認知症の病状が進む前にやるべきことは何ですか?専門家が回答
構成/別所 文
認知症と診断されたらーー。何か準備したいと思うもの。こんなときどうしたらいいのか、専門家に聞きました。
Q 病状が進む前にやっておくべきことはなんですか?
【答える人】
- wiwiwキャリアと介護の両立相談室長 角田とよ子(つのだ・とよこ)さん
- 御茶の水女子大卒。埼玉県立高校家庭科教員、お茶の水女子大学および共立女子短期大学勤務を経て2004年より社会福祉法人浴風会勤務。介護支え合い電話相談室室長として、のべ4万5000人以上の介護家族の悩みに寄り添った。2016年株式会社wiwiwにシニアコンサルタントとして入社、2017年より現職。

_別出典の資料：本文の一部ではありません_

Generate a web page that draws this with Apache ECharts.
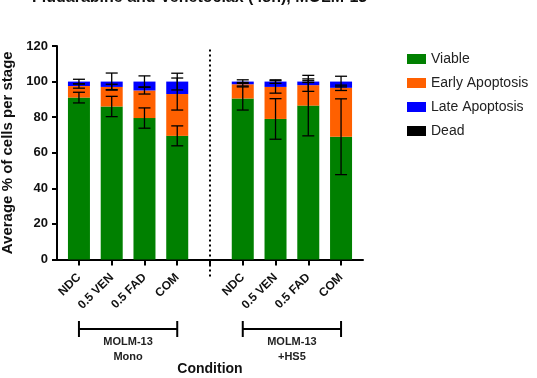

- たかせクリニック理事長 髙瀬義昌(たかせ・よしまさ)医師
- 信州大学医学部卒。東京医科大学大学院修了、医学博士。麻酔科、小児科を経て2004年「たかせクリニック」を開業。在宅医療での高齢者医療、認知症のスペシャリストとして、厚生労働省の事業や地域包括ケア、介護関連事業の委員も数多く務める。患者だけでなく医療関係者からも好かれる、愛とユーモアがたっぷりのドクター。
A 【角田さんより】自分で判断して意思決定ができるあいだに、自分がこれからどう生きていきたいか、どんな介護を受けたいか、延命治療を希望するかなど、まず自分のこれからの療養生活についてのおおよその希望を家族に伝えましょう。箇条書きでもいいので、記録しておくといいでしょう。快適な介護を受けるために、好きな食べ物、音楽、テレビ番組など、趣味嗜好も記録しておくことをおすすめします。
さらに、年金や資産、重要書類、貯金、契約している保険などを明らかにしておき、残された家族が困らないように、これからのことを任せられる人を探すことが大切です。
信頼できる専門家につながるために、地域包括支援センターや認知症疾患医療センターに相談することも大切です。
【高瀬医師より】自分で決められるうちに決めるべきことはいくつかあります。しかしあれもこれも決定してしまおうと頑張るのではなく、「今の段階での指針」ととらえるといいでしょう。
ただ、資産や相続の問題、治療費や施設の入所費など、患者本人に必要なまとまったお金については、早めに明らかにして、ある程度の取り決めをしておかないと、大変なことになります。たとえば銀行に認知症のことが伝わると、本人の口座は凍結されて、お金を容易には引き出せなくなり、現金は本人の口座にあるのに、子どもたちが立て替えなければならないという事態に陥ります。判断ができなくなった本人に代わってお金や財産の管理、施設入所の決定などがおこなえる「成年後見人制度」がありますから、早めに調べて手続きをしておくと安心です。とくに認知症の症状として被害妄想があるようなケースでは、早めに後見人をつけることをおすすめします。
銀行に認知症のことを伝えるのは、いろいろな段取りを家族で話し合ってからにするといいですね。